New Friends in Crosby

A couple of weeks ago my wife and I drove to Crosby, a small city about 100 miles west of Duluth. This year is the 30th Anniversary for the Hallett Memorial Library, and Peggi, the lady who runs things with great energy, skill and good humor, had invited me as part of the celebration. On Thursday evening I spoke about James Wright, and on Friday I conducted a workshop on fiction for the Quill Masters.

The QMs are an enthusiastic group of local writers, and we had a lot of fun bouncing ideas around. I talked about how to tweak dialogue to suggest the things that characters won’t say outright, and how to shape plots so that what is unsaid at the outset rises to the surface as things heat up.

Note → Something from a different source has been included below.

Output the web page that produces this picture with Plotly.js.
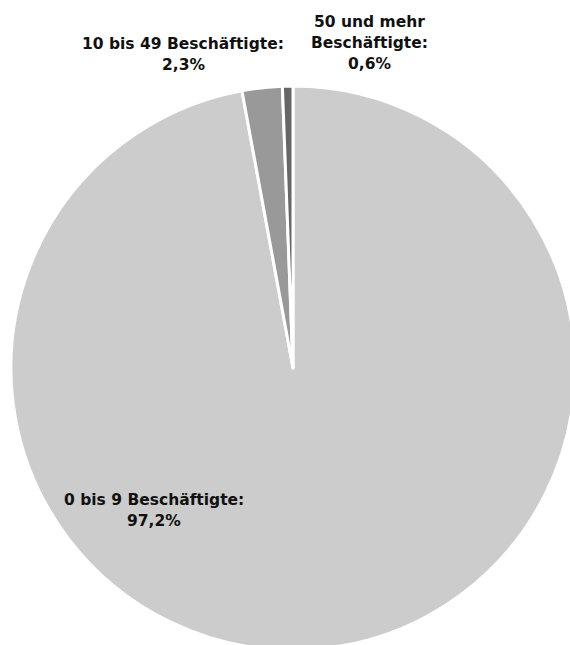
<!DOCTYPE html>
<html>
<head>
<meta charset="utf-8">
<script src="https://cdn.plot.ly/plotly-3.0.1.min.js"></script>
<style>
  html, body { margin: 0; padding: 0; width: 570px; height: 645px; overflow: hidden; background: #fff; }
  #chart { width: 586px; height: 660px; }
</style>
</head>
<body>
<div id="chart"></div>
<script>
// Data
var categories = ["0 bis 9 Beschäftigte:", "10 bis 49 Beschäftigte:", "50 und mehr<br>Beschäftigte:"];
var values = [97.2, 2.3, 0.6];
var valueLabels = ["97,2%", "2,3%", "0,6%"];
var colors = ["#cccccc", "#999999", "#666666"];

// Layout geometry
var W = 586, H = 660;
var M = {l: 11, r: 11, t: 86, b: 10};
var pw = W - M.l - M.r, ph = H - M.t - M.b;
function px2x(px) { return (px - M.l) / pw; }
function py2y(py) { return 1 - (py - M.t) / ph; }

// Label positions (pixels: center x, center y of first line)
var labelPos = [[154, 500], [183, 44], [369, 22]];
var lineStep = 21;

var annotations = [];
categories.forEach(function (c, i) {
  var lines = (c + "<br>" + valueLabels[i]).split("<br>");
  lines.forEach(function (ln, k) {
    annotations.push({
      text: "<b>" + ln + "</b>",
      xref: "paper", yref: "paper",
      x: px2x(labelPos[i][0]), y: py2y(labelPos[i][1] + k * lineStep),
      xanchor: "center", yanchor: "middle",
      showarrow: false, align: "center",
      font: {family: "DejaVu Sans", size: 15.5, color: "#111111"}
    });
  });
});

var trace = {
  type: "pie",
  labels: categories,
  values: values,
  sort: false,
  direction: "clockwise",
  rotation: 0,
  textinfo: "none",
  hoverinfo: "none",
  marker: {colors: colors, line: {color: "#ffffff", width: 3}},
  showlegend: false
};

Plotly.newPlot("chart", [trace], {
  width: W, height: H,
  margin: M,
  paper_bgcolor: "#ffffff",
  plot_bgcolor: "#ffffff",
  showlegend: false,
  annotations: annotations
}, {displayModeBar: false, staticPlot: true});
</script>
</body>
</html>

Then we discussed the first chapter of Bev’s mystery novel, which promises to be a good one. And after the group broke up, I met with Sharon about her wonderful manuscript for a children’s book (about an apple who falls to the ground while gazing at the stars) and with Linda about her newest poem. As we were about to leave, Candace invited my wife and me to join a group of regional poets who have chartered a bus to a poetry event in the East this fall. We are considering it.

An added bonus was the chance I had to spend an evening with an old high-school friend and his wife. Bob’s work in wood turning is superb, and Amy is a writer who publishes a magazine called Homespun. They live with their dog, Otter, in a lovely home out by a pond where they operate Ripple River Gallery.

Talent lives in unexpected places . . . like, say, Crosby Minnesota. I hope to keep in touch with my old friend, and my new ones too, over in that neck of the woods.